__Exercise goal__.
Write out the material exactly. Do not include the pictures.

__Data shown__.
========

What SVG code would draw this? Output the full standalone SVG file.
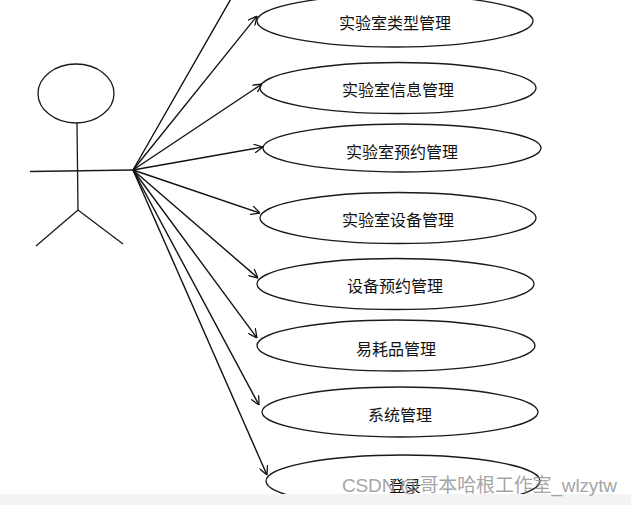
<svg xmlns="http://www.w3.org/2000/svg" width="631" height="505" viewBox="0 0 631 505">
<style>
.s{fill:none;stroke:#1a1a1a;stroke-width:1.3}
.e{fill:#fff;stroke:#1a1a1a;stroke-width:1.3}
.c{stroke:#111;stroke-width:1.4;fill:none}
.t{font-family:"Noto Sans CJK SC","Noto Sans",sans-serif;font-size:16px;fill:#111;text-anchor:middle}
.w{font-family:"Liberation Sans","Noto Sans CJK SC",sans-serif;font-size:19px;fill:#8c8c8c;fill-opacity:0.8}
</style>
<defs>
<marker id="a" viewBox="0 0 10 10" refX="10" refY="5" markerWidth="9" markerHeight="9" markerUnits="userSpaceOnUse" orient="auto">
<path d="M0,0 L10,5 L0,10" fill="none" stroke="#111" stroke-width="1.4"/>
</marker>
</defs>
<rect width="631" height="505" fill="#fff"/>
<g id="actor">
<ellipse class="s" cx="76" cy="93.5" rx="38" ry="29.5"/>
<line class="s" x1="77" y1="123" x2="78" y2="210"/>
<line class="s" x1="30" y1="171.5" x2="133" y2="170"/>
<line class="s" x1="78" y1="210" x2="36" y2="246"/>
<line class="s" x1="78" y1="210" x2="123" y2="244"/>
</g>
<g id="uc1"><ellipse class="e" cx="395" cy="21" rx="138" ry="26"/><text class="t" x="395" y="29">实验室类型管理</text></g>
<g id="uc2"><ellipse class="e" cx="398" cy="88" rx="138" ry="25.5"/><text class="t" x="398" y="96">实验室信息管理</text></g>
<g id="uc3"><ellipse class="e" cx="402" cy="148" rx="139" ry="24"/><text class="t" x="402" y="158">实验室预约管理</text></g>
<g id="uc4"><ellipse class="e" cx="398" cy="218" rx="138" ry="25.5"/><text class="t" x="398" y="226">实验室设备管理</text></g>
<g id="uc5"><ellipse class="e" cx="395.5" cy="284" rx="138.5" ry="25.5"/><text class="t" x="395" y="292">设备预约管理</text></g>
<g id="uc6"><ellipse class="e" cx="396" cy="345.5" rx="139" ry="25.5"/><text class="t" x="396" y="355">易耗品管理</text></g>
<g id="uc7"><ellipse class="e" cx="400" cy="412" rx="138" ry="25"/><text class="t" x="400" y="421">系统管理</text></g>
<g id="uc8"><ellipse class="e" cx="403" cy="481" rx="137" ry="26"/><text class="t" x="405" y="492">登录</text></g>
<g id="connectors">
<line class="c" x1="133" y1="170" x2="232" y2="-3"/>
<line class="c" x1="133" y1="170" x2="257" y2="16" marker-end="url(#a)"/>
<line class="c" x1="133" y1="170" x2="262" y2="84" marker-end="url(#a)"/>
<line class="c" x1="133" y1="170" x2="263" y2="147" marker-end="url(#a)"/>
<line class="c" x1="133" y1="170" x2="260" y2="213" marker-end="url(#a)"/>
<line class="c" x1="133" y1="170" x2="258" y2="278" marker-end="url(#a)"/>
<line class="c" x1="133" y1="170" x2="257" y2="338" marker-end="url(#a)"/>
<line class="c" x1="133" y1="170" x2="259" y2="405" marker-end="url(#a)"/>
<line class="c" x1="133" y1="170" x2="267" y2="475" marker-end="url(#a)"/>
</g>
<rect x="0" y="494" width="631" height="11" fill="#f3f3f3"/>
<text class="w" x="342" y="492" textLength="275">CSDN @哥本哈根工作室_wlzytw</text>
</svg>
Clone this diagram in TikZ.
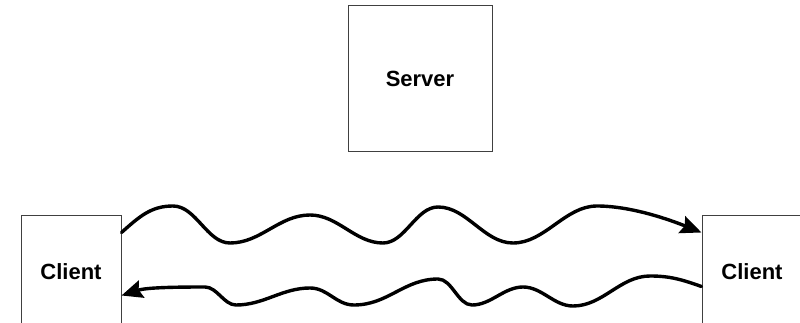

========

__Answer for the task__.
What SVG code would draw this? Output the full standalone SVG file.
<svg xmlns="http://www.w3.org/2000/svg" width="631" height="505" viewBox="0 0 631 505">
<style>
.s{fill:none;stroke:#1a1a1a;stroke-width:1.3}
.e{fill:#fff;stroke:#1a1a1a;stroke-width:1.3}
.c{stroke:#111;stroke-width:1.4;fill:none}
.t{font-family:"Noto Sans CJK SC","Noto Sans",sans-serif;font-size:16px;fill:#111;text-anchor:middle}
.w{font-family:"Liberation Sans","Noto Sans CJK SC",sans-serif;font-size:19px;fill:#8c8c8c;fill-opacity:0.8}
</style>
<defs>
<marker id="a" viewBox="0 0 10 10" refX="10" refY="5" markerWidth="9" markerHeight="9" markerUnits="userSpaceOnUse" orient="auto">
<path d="M0,0 L10,5 L0,10" fill="none" stroke="#111" stroke-width="1.4"/>
</marker>
</defs>
<rect width="631" height="505" fill="#fff"/>
<g id="actor">
<ellipse class="s" cx="76" cy="93.5" rx="38" ry="29.5"/>
<line class="s" x1="77" y1="123" x2="78" y2="210"/>
<line class="s" x1="30" y1="171.5" x2="133" y2="170"/>
<line class="s" x1="78" y1="210" x2="36" y2="246"/>
<line class="s" x1="78" y1="210" x2="123" y2="244"/>
</g>
<g id="uc1"><ellipse class="e" cx="395" cy="21" rx="138" ry="26"/><text class="t" x="395" y="29">实验室类型管理</text></g>
<g id="uc2"><ellipse class="e" cx="398" cy="88" rx="138" ry="25.5"/><text class="t" x="398" y="96">实验室信息管理</text></g>
<g id="uc3"><ellipse class="e" cx="402" cy="148" rx="139" ry="24"/><text class="t" x="402" y="158">实验室预约管理</text></g>
<g id="uc4"><ellipse class="e" cx="398" cy="218" rx="138" ry="25.5"/><text class="t" x="398" y="226">实验室设备管理</text></g>
<g id="uc5"><ellipse class="e" cx="395.5" cy="284" rx="138.5" ry="25.5"/><text class="t" x="395" y="292">设备预约管理</text></g>
<g id="uc6"><ellipse class="e" cx="396" cy="345.5" rx="139" ry="25.5"/><text class="t" x="396" y="355">易耗品管理</text></g>
<g id="uc7"><ellipse class="e" cx="400" cy="412" rx="138" ry="25"/><text class="t" x="400" y="421">系统管理</text></g>
<g id="uc8"><ellipse class="e" cx="403" cy="481" rx="137" ry="26"/><text class="t" x="405" y="492">登录</text></g>
<g id="connectors">
<line class="c" x1="133" y1="170" x2="232" y2="-3"/>
<line class="c" x1="133" y1="170" x2="257" y2="16" marker-end="url(#a)"/>
<line class="c" x1="133" y1="170" x2="262" y2="84" marker-end="url(#a)"/>
<line class="c" x1="133" y1="170" x2="263" y2="147" marker-end="url(#a)"/>
<line class="c" x1="133" y1="170" x2="260" y2="213" marker-end="url(#a)"/>
<line class="c" x1="133" y1="170" x2="258" y2="278" marker-end="url(#a)"/>
<line class="c" x1="133" y1="170" x2="257" y2="338" marker-end="url(#a)"/>
<line class="c" x1="133" y1="170" x2="259" y2="405" marker-end="url(#a)"/>
<line class="c" x1="133" y1="170" x2="267" y2="475" marker-end="url(#a)"/>
</g>
<rect x="0" y="494" width="631" height="11" fill="#f3f3f3"/>
<text class="w" x="342" y="492" textLength="275">CSDN @哥本哈根工作室_wlzytw</text>
</svg>
Clone this diagram in TikZ.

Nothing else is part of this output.